The Naval ROTC program at The University of Texas at Austin was barely a year old when the Japanese attacked Pearl Harbor and the United States was thrust into World War II. The unit’s emphasis onservice and sacrifice was evident immediately. Young men lined up on campus to become part of the first class of naval officers from the university to go to the war. So many students wanted to enroll that officials admitted a second class of freshmen. Throughout the war, about 400 students a year were enrolled in the program, many of them expediting their studies in order to earn their commissions as Navy and Marine Corps officers.
This fall marks the 70th year that Naval Reserve Officer Training Corps (NROTC) has been a part of the academic and social life of students on campus. Originally established in September 1940 by order of President Franklin D. Roosevelt, the program recently moved from its longtime home in Russell A. Steindam (RAS) Hall and is preparing to move to the Liberal Arts building soon to be constructed on the East Mall. It is temporarily housed in the George I. Sánchez Building.
“NROTC is a group of students with a focus not only on military service, but also service to country, community and themselves. It’s fundamentally about creating a solid basis of personality,” says Capt. Mike Spence, former NROTC chair and professor of naval science. Spence stepped down as chair this year and has been replaced by Capt. Daniel Dixon.
Originally commanded by Capt. Herbert Underwood and housed in the Littlefield Home, Naval ROTC was the first military officer training program at the university, and one of the first in the nation. Its mission is to “develop midshipmen mentally, morally and physically and to imbue them with the highest ideals of duty, honor and loyalty.”
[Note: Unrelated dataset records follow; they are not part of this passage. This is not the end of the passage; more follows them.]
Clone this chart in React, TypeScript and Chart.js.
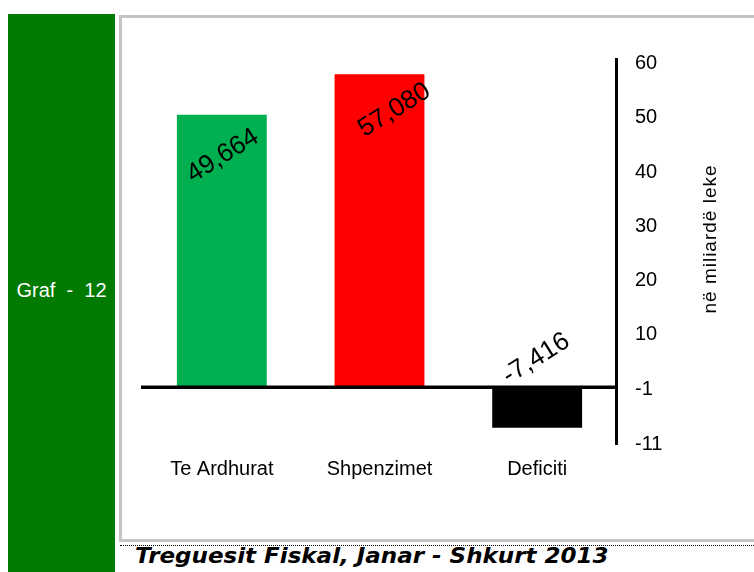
import React, { useEffect, useRef } from "react";
import { Chart, registerables } from "chart.js";

Chart.register(...registerables);

const categories = ["Te Ardhurat", "Shpenzimet", "Deficiti"];
const values = [49.664, 57.08, -7.416];
const barColors = ["#00B050", "#FF0000", "#000000"];
const tickValues = [-10.4, -0.5, 9.5, 19.4, 29.3, 39.2, 49.2, 59.1];
const tickLabels = ["-11", "-1", "10", "20", "30", "40", "50", "60"];
const axisTitle = "në miliardë leke";
const sideLabel = "Graf  -  12";
const footerTitle = "Treguesit Fiskal, Janar - Shkurt 2013";

const FONT = "'Liberation Sans', Arial, sans-serif";
const labelOffsets = [
  [1, 41],
  [15, 36],
  [-1, -69],
];

const overlayPlugin = {
  id: "overlay",
  afterDatasetsDraw(chart: any) {
    const { ctx, chartArea, scales } = chart;
    const y0 = scales.y.getPixelForValue(0);
    ctx.save();
    ctx.fillStyle = "#000";
    ctx.fillRect(chartArea.left - 2, y0 - 1.5, chartArea.right - chartArea.left + 2, 3.5);

    const meta = chart.getDatasetMeta(0);
    ctx.font = `26px ${FONT}`;
    ctx.textAlign = "center";
    ctx.textBaseline = "middle";
    meta.data.forEach((bar: any, i: number) => {
      const [dx, dy] = labelOffsets[i];
      ctx.save();
      ctx.translate(bar.x + dx, bar.y + dy);
      ctx.rotate((-32 * Math.PI) / 180);
      ctx.fillStyle = "#000";
      ctx.fillText(values[i].toFixed(3).replace(".", ","), 0, 0);
      ctx.restore();
    });

    ctx.save();
    ctx.font = `19px ${FONT}`;
    (ctx as any).letterSpacing = "1px";
    ctx.translate(chartArea.right + 95, chartArea.top + 180);
    ctx.rotate(-Math.PI / 2);
    ctx.textAlign = "center";
    ctx.textBaseline = "middle";
    ctx.fillStyle = "#000";
    ctx.fillText(axisTitle, 0, 0);
    ctx.restore();
    ctx.restore();
  },
};

export default function App() {
  const canvasRef = useRef<HTMLCanvasElement | null>(null);

  useEffect(() => {
    if (!canvasRef.current) return;
    const chart = new Chart(canvasRef.current, {
      type: "bar",
      data: {
        labels: categories,
        datasets: [
          {
            data: values,
            backgroundColor: barColors,
            borderWidth: 0,
            categoryPercentage: 1,
            barPercentage: 0.57,
          },
        ],
      },
      options: {
        animation: false,
        responsive: false,
        maintainAspectRatio: false,
        layout: { padding: { left: 21, top: 41, right: 0, bottom: 0 } },
        plugins: { legend: { display: false }, tooltip: { enabled: false } },
        scales: {
          x: {
            grid: { display: false, drawTicks: false },
            border: { display: false },
            ticks: {
              color: "#000",
              font: { family: FONT, size: 20 },
              padding: 13,
              maxRotation: 0,
            },
            afterFit(s: any) {
              s.height = 94;
            },
          },
          y: {
            position: "right",
            min: -10.4,
            max: 59.85,
            afterBuildTicks(s: any) {
              s.ticks = tickValues.map((v) => ({ value: v }));
            },
            ticks: {
              autoSkip: false,
              callback: (_v: any, i: number) => tickLabels[i],
              color: "#000",
              font: { family: FONT, size: 20 },
              padding: 19,
            },
            grid: { display: false, drawTicks: false },
            border: { display: true, color: "#000", width: 3 },
            afterFit(s: any) {
              s.width = 138;
            },
          },
        },
      },
      plugins: [overlayPlugin],
    } as any);
    return () => chart.destroy();
  }, []);

  return (
    <div
      style={{
        position: "fixed",
        left: 0,
        top: 0,
        width: 754,
        height: 572,
        overflow: "hidden",
        background: "#fff",
        fontFamily: FONT,
      }}
    >
      <div
        style={{
          position: "absolute",
          left: 8,
          top: 14,
          width: 107,
          height: 560,
          background: "#007A00",
        }}
      >
        <div
          style={{
            position: "absolute",
            left: 0,
            right: 0,
            top: 266,
            textAlign: "center",
            color: "#fff",
            fontSize: 20,
            lineHeight: "20px",
            whiteSpace: "pre",
          }}
        >
          {sideLabel}
        </div>
      </div>
      <div
        style={{
          position: "absolute",
          left: 119,
          top: 15,
          width: 660,
          height: 527,
          border: "3px solid #c4c4c4",
          boxSizing: "border-box",
          background: "#fff",
        }}
      />
      <canvas
        ref={canvasRef}
        width={632}
        height={520}
        style={{ position: "absolute", left: 122, top: 18, width: 632, height: 520 }}
      />
      <div
        style={{
          position: "absolute",
          left: 120,
          top: 545,
          width: 640,
          height: 0,
          borderTop: "1px dotted #000",
        }}
      />
      <div
        style={{
          position: "absolute",
          left: 135,
          top: 545,
          fontFamily: "'DejaVu Sans', Verdana, sans-serif",
          fontWeight: "bold",
          fontStyle: "italic",
          fontSize: 22,
          lineHeight: "22px",
          whiteSpace: "nowrap",
          color: "#000",
          transformOrigin: "0 0",
          transform: "scaleX(1.045)",
        }}
      >
        {footerTitle}
      </div>
    </div>
  );
}
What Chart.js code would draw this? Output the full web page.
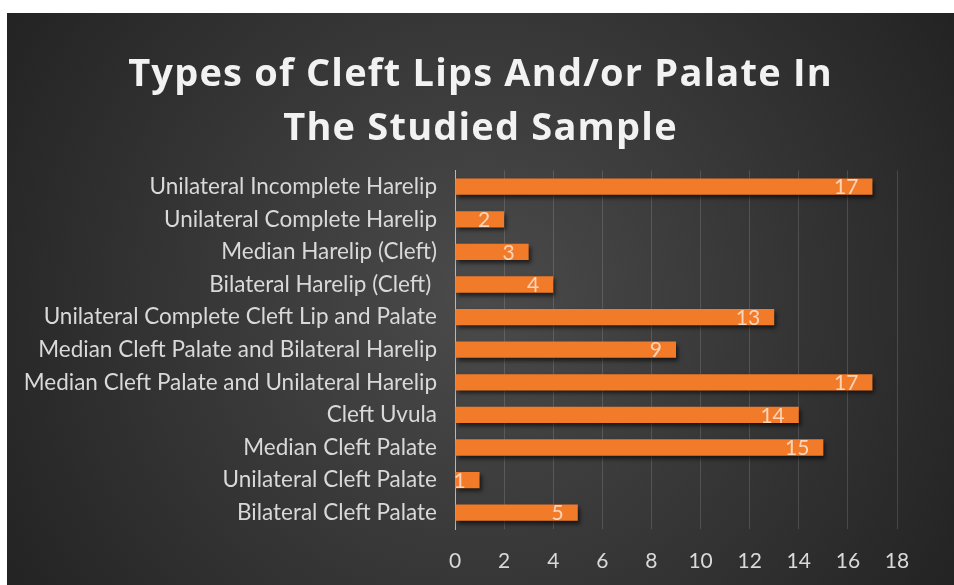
<!DOCTYPE html>
<html>
<head>
<meta charset="utf-8">
<script src="https://cdn.jsdelivr.net/npm/chart.js@4/dist/chart.umd.min.js"></script>
<style>
  html, body { margin: 0; padding: 0; background: #ffffff; }
  #wrap { position: absolute; left: 7px; top: 13px; width: 947px; height: 572px; }
</style>
</head>
<body>
<div id="wrap"><canvas id="cleftChart"></canvas></div>
<script>
// categories top to bottom, as in the picture
const categories = [
  "Unilateral Incomplete Harelip",
  "Unilateral Complete Harelip",
  "Median Harelip (Cleft)",
  "Bilateral Harelip (Cleft) ",
  "Unilateral Complete Cleft Lip and Palate",
  "Median Cleft Palate and Bilateral Harelip",
  "Median Cleft Palate and Unilateral Harelip",
  "Cleft Uvula",
  "Median Cleft Palate",
  "Unilateral Cleft Palate",
  "Bilateral Cleft Palate"
];
const counts = [17, 2, 3, 4, 13, 9, 17, 14, 15, 1, 5];
const titleLines = ["Types of Cleft Lips And/or Palate In", "The Studied Sample"];
const axisMax = 18;
const axisStep = 2;

// dark radial background like the office theme
const backgroundPlugin = {
  id: "darkBackground",
  beforeDraw(chart) {
    const ctx = chart.ctx;
    const w = chart.width, h = chart.height;
    const g = ctx.createRadialGradient(w * 0.5, h * 0.5, 0, w * 0.5, h * 0.5, w * 0.6);
    g.addColorStop(0, "#4b4b4b");
    g.addColorStop(1, "#222222");
    ctx.save();
    ctx.fillStyle = g;
    ctx.fillRect(0, 0, w, h);
    ctx.restore();
  }
};

// wider letter spacing for the title only
const titleSpacing = {
  id: "titleSpacing",
  afterLayout(chart) {
    const tb = chart.titleBlock;
    if (tb && !tb._spaced) {
      const orig = tb.draw.bind(tb);
      tb.draw = function () {
        const c = this.ctx;
        c.save();
        c.letterSpacing = "1.2px";
        orig();
        c.restore();
      };
      tb._spaced = true;
    }
  }
};

// drop shadow under the bars
const shadowPlugin = {
  id: "barShadow",
  beforeDatasetsDraw(chart) {
    const ctx = chart.ctx;
    ctx.save();
    ctx.shadowColor = "rgba(0,0,0,0.6)";
    ctx.shadowBlur = 4;
    ctx.shadowOffsetX = 2;
    ctx.shadowOffsetY = 3;
  },
  afterDatasetsDraw(chart) {
    chart.ctx.restore();
  }
};

// value labels at inside end of each bar
const valueLabels = {
  id: "valueLabels",
  afterDatasetsDraw(chart) {
    const ctx = chart.ctx;
    const meta = chart.getDatasetMeta(0);
    ctx.save();
    ctx.font = "21px Lato";
    ctx.fillStyle = "rgba(255,255,255,0.68)";
    ctx.textAlign = "right";
    ctx.textBaseline = "middle";
    meta.data.forEach((bar, i) => {
      ctx.fillText(String(counts[i]), bar.x - 14, bar.y + 1);
    });
    ctx.restore();
  }
};

const ctx = document.getElementById("cleftChart").getContext("2d");

new Chart(ctx, {
  type: "bar",
  data: {
    labels: categories,
    datasets: [{
      data: counts,
      backgroundColor: "#f27b2a",
      borderWidth: 0,
      barPercentage: 0.5,
      categoryPercentage: 1.0
    }]
  },
  options: {
    indexAxis: "y",
    responsive: true,
    maintainAspectRatio: false,
    animation: false,
    layout: {
      padding: { left: 0, right: 0, top: 0, bottom: 11 }
    },
    plugins: {
      legend: { display: false },
      tooltip: { enabled: false },
      title: {
        display: true,
        text: titleLines,
        color: "#f2f2f2",
        font: { family: "Open Sans", size: 38, weight: "bold", lineHeight: 1.4 },
        padding: { top: 36, bottom: 15 }
      }
    },
    scales: {
      x: {
        min: 0,
        max: axisMax,
        afterFit(scale) { scale.height = 45; },
        ticks: {
          stepSize: axisStep,
          color: "#d9d9d9",
          font: { family: "Lato", size: 21 },
          padding: 20
        },
        grid: { color: "rgba(255,255,255,0.14)", drawTicks: false },
        border: { display: false }
      },
      y: {
        afterFit(scale) { scale.width = 448; },
        ticks: {
          color: "#d9d9d9",
          font: { family: "Lato", size: 22.5 },
          padding: 18
        },
        grid: { display: false, drawTicks: false },
        border: { display: true, color: "#a9bccb", width: 1 }
      },
      // empty right axis only reserves the space right of the plot
      yRight: {
        position: "right",
        afterFit(scale) { scale.width = 57; },
        ticks: { display: false },
        grid: { display: false, drawTicks: false },
        border: { display: false }
      }
    }
  },
  plugins: [backgroundPlugin, titleSpacing, shadowPlugin, valueLabels]
});
</script>
</body>
</html>
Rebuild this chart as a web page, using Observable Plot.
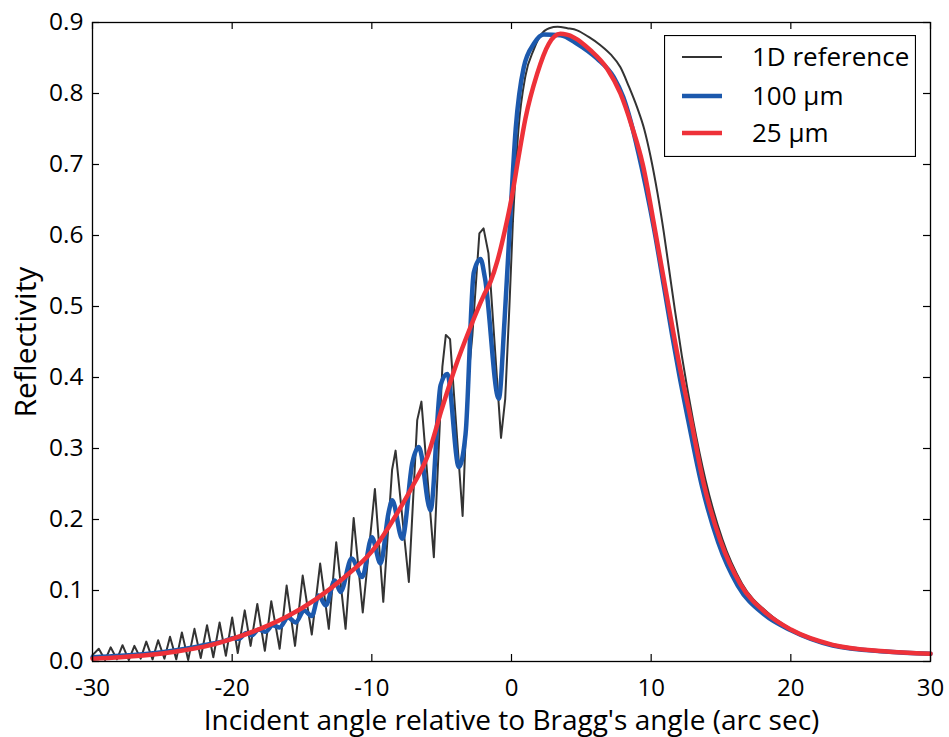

Capt. Max Miller, United States Naval Reserve (Ret.) and a 1957 graduate, says he developed strong leadership and interpersonal skills in the program and connected to a group of motivated peers who became lifelong friends.
“If it wasn’t for NROTC, I wouldn’t have been able to come to UT. Now I can give back (to the university and program). We’re pretty diverse graduates,” says Miller, who is president of the Midshipman’s Foundation which grants scholarships to NROTC students.
Students come into the program in a variety of ways, but most receive a full scholarship from the Department of the Navy, in return for dedicating a set number of years, usually five or six, to serve as military officers.
Many of the university’s NROTC alumni have gone on to become great military (including flag rank) and political leaders, as well as leaders in business, engineering and other fields, including Rear Admirals Clay Fulcher and Weldon Koenig, James Mulva, CEO of ConocoPhilips, and Vice Admiral William McRaven, the current commander of the Joint Special Operation Command. They and other alumni have contributed in many ways to the university and NROTC program, such as giving generous financial donations, chairing research boards and preserving the battalion’s history through memoirs and gifting naval artifacts to the unit.
More than 90 NROTC students continue to make an impact on campus today, says Marine Corps Sergeant Jacob Fernandez, the student executive officer (XO) of the NROTC battalion, and senior from Del Rio, Texas.
“NROTC brings creative minds and intelligent, hard-working people who are goal oriented (to campus). The battalion tends to contribute higher academic work, showing productivity as students as well as battalion members,” says Fernandez.
The program requires many hours of dedication beyond its core academic requirements. Students are also expected to show an aptitude for military leadership in a variety of areas such as physical fitness, leadership positions called “billets” in the battalion and extracurricular volunteer work for the battalion and community.
During the summer the midshipmen dedicate at least one month to “on the job” training in active duty Navy and Marine Corps units. They serve on ships, submarines, in aircraft squadrons and Marine warfare training courses.
The program also provides military support for ceremonies, such as honor guards for university memorial services and color guards for football games.
As part of the annual “Run to Dallas,” unit members run the game ball 200 miles from Austin to the Cotton Bowl for the Red River Rivalry against the University of Oklahoma, while donating hours of volunteer work and money to a charitable organization for every mile they run.
Another highlight each year is the spring Zimmerman Reconnaissance Challenge, a grueling adventure race that supports the Zimmerman Memorial Foundation which provides athletic grants and scholarships for local youth.
To celebrate the program’s 70th anniversary, alumni will gather on campus the weekend of Nov. 12-14.
Amid the change and beyond the anniversary, Capt. Miller says making sure NROTC has the resources to be successful remains a top priority.
“The Navy has given us experiences we wouldn’t otherwise have,” he says. “It’s the fast track to being successful.”